YOUR OBJECTIVE » Copy the data exactly; pictures stay out of the copy.
— start of PROVIDED RECORDS —
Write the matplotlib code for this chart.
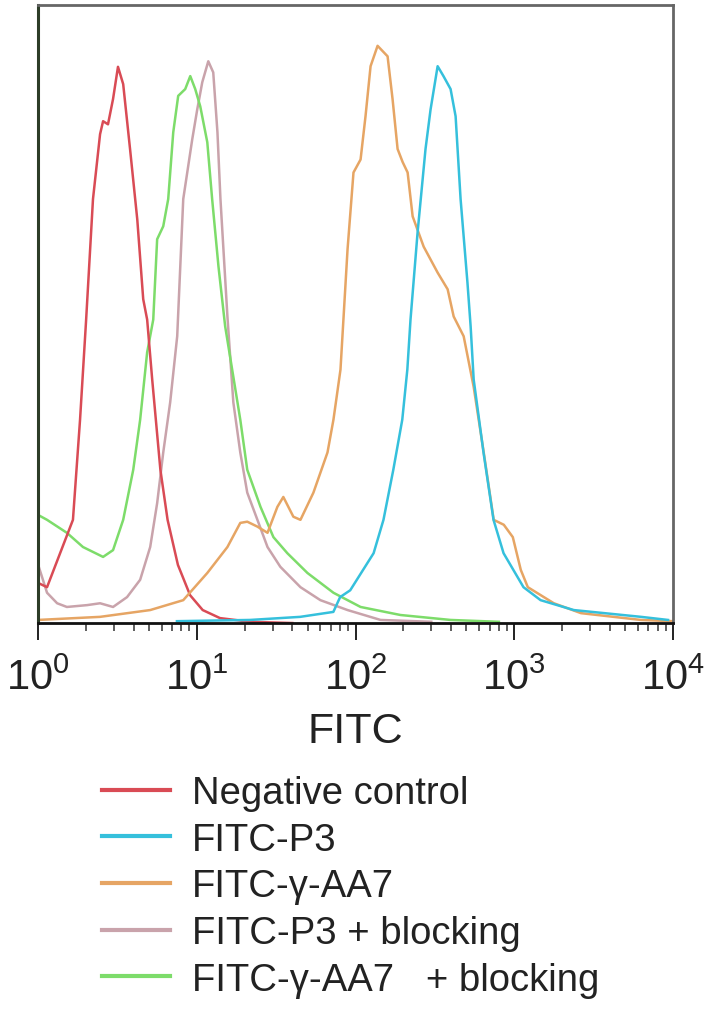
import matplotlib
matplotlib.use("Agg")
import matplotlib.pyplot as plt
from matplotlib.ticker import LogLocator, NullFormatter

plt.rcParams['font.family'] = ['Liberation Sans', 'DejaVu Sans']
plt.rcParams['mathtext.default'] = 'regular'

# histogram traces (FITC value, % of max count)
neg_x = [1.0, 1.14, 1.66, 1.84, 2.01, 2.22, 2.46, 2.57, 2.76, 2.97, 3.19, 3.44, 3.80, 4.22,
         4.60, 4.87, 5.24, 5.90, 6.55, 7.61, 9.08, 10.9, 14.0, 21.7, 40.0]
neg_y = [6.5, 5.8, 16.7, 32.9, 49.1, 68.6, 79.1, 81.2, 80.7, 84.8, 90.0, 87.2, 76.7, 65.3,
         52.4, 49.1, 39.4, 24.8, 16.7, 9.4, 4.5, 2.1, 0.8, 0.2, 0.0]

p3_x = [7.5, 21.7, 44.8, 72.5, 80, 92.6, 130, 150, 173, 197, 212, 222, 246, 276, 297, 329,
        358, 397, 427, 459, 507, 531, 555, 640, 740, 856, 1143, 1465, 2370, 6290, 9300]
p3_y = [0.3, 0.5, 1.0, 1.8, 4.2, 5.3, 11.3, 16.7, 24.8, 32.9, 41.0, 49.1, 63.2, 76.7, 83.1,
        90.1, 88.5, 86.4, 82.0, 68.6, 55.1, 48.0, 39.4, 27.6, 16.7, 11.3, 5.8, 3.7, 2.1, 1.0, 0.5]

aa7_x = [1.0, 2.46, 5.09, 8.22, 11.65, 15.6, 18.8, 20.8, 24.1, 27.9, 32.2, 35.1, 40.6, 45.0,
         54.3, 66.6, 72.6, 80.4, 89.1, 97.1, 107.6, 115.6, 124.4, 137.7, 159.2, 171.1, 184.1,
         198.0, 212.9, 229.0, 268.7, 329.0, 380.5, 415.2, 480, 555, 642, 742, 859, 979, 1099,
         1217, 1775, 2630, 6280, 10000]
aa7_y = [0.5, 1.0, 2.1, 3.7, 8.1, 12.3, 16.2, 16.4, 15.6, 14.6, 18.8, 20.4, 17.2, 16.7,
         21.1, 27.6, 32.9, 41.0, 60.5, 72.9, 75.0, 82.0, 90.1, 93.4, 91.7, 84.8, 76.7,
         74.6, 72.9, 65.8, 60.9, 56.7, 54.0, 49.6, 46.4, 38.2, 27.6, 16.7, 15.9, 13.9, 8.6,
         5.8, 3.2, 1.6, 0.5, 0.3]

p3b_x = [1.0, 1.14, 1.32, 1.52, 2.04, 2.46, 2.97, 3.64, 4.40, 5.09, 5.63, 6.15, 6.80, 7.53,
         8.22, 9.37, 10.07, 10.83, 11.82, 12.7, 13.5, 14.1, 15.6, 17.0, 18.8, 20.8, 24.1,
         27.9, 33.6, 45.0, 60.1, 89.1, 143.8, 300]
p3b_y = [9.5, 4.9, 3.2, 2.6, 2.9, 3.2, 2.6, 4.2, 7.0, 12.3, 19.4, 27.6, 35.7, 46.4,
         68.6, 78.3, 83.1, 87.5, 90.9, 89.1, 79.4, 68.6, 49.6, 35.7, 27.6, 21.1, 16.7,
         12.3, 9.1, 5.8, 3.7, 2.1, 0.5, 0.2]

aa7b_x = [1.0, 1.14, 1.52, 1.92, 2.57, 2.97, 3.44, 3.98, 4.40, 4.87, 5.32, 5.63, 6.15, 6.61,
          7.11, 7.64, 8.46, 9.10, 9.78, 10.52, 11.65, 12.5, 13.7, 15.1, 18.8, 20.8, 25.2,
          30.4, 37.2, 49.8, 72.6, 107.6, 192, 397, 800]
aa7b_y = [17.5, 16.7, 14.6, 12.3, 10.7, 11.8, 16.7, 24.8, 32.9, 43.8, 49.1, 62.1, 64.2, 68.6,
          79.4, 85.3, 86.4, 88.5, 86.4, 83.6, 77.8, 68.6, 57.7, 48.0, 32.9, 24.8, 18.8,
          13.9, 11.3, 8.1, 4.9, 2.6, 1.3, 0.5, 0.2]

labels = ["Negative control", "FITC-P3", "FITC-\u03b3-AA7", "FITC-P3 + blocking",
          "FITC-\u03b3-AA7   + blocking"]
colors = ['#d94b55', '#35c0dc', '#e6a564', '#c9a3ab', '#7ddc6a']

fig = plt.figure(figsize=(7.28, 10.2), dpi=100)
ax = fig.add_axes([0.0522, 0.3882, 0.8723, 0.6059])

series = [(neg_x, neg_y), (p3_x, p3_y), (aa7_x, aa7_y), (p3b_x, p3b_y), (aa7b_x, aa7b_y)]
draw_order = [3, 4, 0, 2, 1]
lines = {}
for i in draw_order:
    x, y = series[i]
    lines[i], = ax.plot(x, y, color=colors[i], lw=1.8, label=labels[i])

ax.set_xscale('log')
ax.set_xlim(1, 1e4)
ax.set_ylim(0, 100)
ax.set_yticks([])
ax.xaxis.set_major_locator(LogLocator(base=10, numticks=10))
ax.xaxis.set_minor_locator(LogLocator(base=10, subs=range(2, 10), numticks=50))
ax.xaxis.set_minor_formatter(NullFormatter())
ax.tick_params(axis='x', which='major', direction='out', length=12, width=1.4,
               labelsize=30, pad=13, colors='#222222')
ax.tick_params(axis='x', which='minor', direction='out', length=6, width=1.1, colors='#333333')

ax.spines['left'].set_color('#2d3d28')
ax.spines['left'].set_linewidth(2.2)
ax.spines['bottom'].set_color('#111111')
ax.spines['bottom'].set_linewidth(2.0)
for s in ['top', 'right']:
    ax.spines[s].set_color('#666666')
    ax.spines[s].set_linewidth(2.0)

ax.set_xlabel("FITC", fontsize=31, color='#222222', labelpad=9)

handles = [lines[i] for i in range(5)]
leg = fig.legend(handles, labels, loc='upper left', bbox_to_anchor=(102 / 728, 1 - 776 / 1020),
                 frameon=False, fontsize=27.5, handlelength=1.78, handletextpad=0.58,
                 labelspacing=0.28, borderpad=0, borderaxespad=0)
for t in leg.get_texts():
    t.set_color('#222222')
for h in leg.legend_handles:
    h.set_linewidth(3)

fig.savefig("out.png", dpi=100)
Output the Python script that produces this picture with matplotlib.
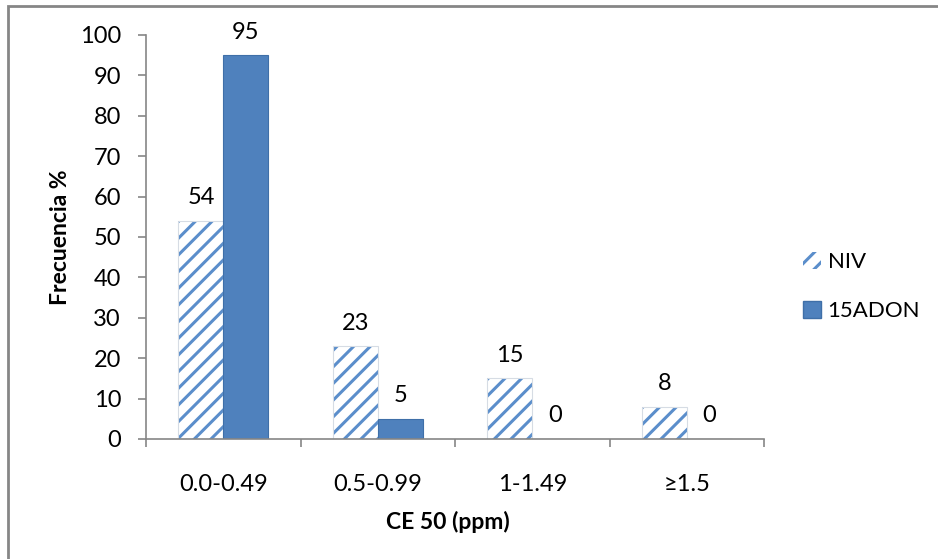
— end of PROVIDED RECORDS —
RESPONSE TO THE EXERCISE »
Write the matplotlib code for this chart.
import matplotlib
matplotlib.use("Agg")
import matplotlib.pyplot as plt
from matplotlib.ticker import LogLocator, NullFormatter

plt.rcParams['font.family'] = ['Liberation Sans', 'DejaVu Sans']
plt.rcParams['mathtext.default'] = 'regular'

# histogram traces (FITC value, % of max count)
neg_x = [1.0, 1.14, 1.66, 1.84, 2.01, 2.22, 2.46, 2.57, 2.76, 2.97, 3.19, 3.44, 3.80, 4.22,
         4.60, 4.87, 5.24, 5.90, 6.55, 7.61, 9.08, 10.9, 14.0, 21.7, 40.0]
neg_y = [6.5, 5.8, 16.7, 32.9, 49.1, 68.6, 79.1, 81.2, 80.7, 84.8, 90.0, 87.2, 76.7, 65.3,
         52.4, 49.1, 39.4, 24.8, 16.7, 9.4, 4.5, 2.1, 0.8, 0.2, 0.0]

p3_x = [7.5, 21.7, 44.8, 72.5, 80, 92.6, 130, 150, 173, 197, 212, 222, 246, 276, 297, 329,
        358, 397, 427, 459, 507, 531, 555, 640, 740, 856, 1143, 1465, 2370, 6290, 9300]
p3_y = [0.3, 0.5, 1.0, 1.8, 4.2, 5.3, 11.3, 16.7, 24.8, 32.9, 41.0, 49.1, 63.2, 76.7, 83.1,
        90.1, 88.5, 86.4, 82.0, 68.6, 55.1, 48.0, 39.4, 27.6, 16.7, 11.3, 5.8, 3.7, 2.1, 1.0, 0.5]

aa7_x = [1.0, 2.46, 5.09, 8.22, 11.65, 15.6, 18.8, 20.8, 24.1, 27.9, 32.2, 35.1, 40.6, 45.0,
         54.3, 66.6, 72.6, 80.4, 89.1, 97.1, 107.6, 115.6, 124.4, 137.7, 159.2, 171.1, 184.1,
         198.0, 212.9, 229.0, 268.7, 329.0, 380.5, 415.2, 480, 555, 642, 742, 859, 979, 1099,
         1217, 1775, 2630, 6280, 10000]
aa7_y = [0.5, 1.0, 2.1, 3.7, 8.1, 12.3, 16.2, 16.4, 15.6, 14.6, 18.8, 20.4, 17.2, 16.7,
         21.1, 27.6, 32.9, 41.0, 60.5, 72.9, 75.0, 82.0, 90.1, 93.4, 91.7, 84.8, 76.7,
         74.6, 72.9, 65.8, 60.9, 56.7, 54.0, 49.6, 46.4, 38.2, 27.6, 16.7, 15.9, 13.9, 8.6,
         5.8, 3.2, 1.6, 0.5, 0.3]

p3b_x = [1.0, 1.14, 1.32, 1.52, 2.04, 2.46, 2.97, 3.64, 4.40, 5.09, 5.63, 6.15, 6.80, 7.53,
         8.22, 9.37, 10.07, 10.83, 11.82, 12.7, 13.5, 14.1, 15.6, 17.0, 18.8, 20.8, 24.1,
         27.9, 33.6, 45.0, 60.1, 89.1, 143.8, 300]
p3b_y = [9.5, 4.9, 3.2, 2.6, 2.9, 3.2, 2.6, 4.2, 7.0, 12.3, 19.4, 27.6, 35.7, 46.4,
         68.6, 78.3, 83.1, 87.5, 90.9, 89.1, 79.4, 68.6, 49.6, 35.7, 27.6, 21.1, 16.7,
         12.3, 9.1, 5.8, 3.7, 2.1, 0.5, 0.2]

aa7b_x = [1.0, 1.14, 1.52, 1.92, 2.57, 2.97, 3.44, 3.98, 4.40, 4.87, 5.32, 5.63, 6.15, 6.61,
          7.11, 7.64, 8.46, 9.10, 9.78, 10.52, 11.65, 12.5, 13.7, 15.1, 18.8, 20.8, 25.2,
          30.4, 37.2, 49.8, 72.6, 107.6, 192, 397, 800]
aa7b_y = [17.5, 16.7, 14.6, 12.3, 10.7, 11.8, 16.7, 24.8, 32.9, 43.8, 49.1, 62.1, 64.2, 68.6,
          79.4, 85.3, 86.4, 88.5, 86.4, 83.6, 77.8, 68.6, 57.7, 48.0, 32.9, 24.8, 18.8,
          13.9, 11.3, 8.1, 4.9, 2.6, 1.3, 0.5, 0.2]

labels = ["Negative control", "FITC-P3", "FITC-\u03b3-AA7", "FITC-P3 + blocking",
          "FITC-\u03b3-AA7   + blocking"]
colors = ['#d94b55', '#35c0dc', '#e6a564', '#c9a3ab', '#7ddc6a']

fig = plt.figure(figsize=(7.28, 10.2), dpi=100)
ax = fig.add_axes([0.0522, 0.3882, 0.8723, 0.6059])

series = [(neg_x, neg_y), (p3_x, p3_y), (aa7_x, aa7_y), (p3b_x, p3b_y), (aa7b_x, aa7b_y)]
draw_order = [3, 4, 0, 2, 1]
lines = {}
for i in draw_order:
    x, y = series[i]
    lines[i], = ax.plot(x, y, color=colors[i], lw=1.8, label=labels[i])

ax.set_xscale('log')
ax.set_xlim(1, 1e4)
ax.set_ylim(0, 100)
ax.set_yticks([])
ax.xaxis.set_major_locator(LogLocator(base=10, numticks=10))
ax.xaxis.set_minor_locator(LogLocator(base=10, subs=range(2, 10), numticks=50))
ax.xaxis.set_minor_formatter(NullFormatter())
ax.tick_params(axis='x', which='major', direction='out', length=12, width=1.4,
               labelsize=30, pad=13, colors='#222222')
ax.tick_params(axis='x', which='minor', direction='out', length=6, width=1.1, colors='#333333')

ax.spines['left'].set_color('#2d3d28')
ax.spines['left'].set_linewidth(2.2)
ax.spines['bottom'].set_color('#111111')
ax.spines['bottom'].set_linewidth(2.0)
for s in ['top', 'right']:
    ax.spines[s].set_color('#666666')
    ax.spines[s].set_linewidth(2.0)

ax.set_xlabel("FITC", fontsize=31, color='#222222', labelpad=9)

handles = [lines[i] for i in range(5)]
leg = fig.legend(handles, labels, loc='upper left', bbox_to_anchor=(102 / 728, 1 - 776 / 1020),
                 frameon=False, fontsize=27.5, handlelength=1.78, handletextpad=0.58,
                 labelspacing=0.28, borderpad=0, borderaxespad=0)
for t in leg.get_texts():
    t.set_color('#222222')
for h in leg.legend_handles:
    h.set_linewidth(3)

fig.savefig("out.png", dpi=100)
Output the Python script that produces this picture with matplotlib.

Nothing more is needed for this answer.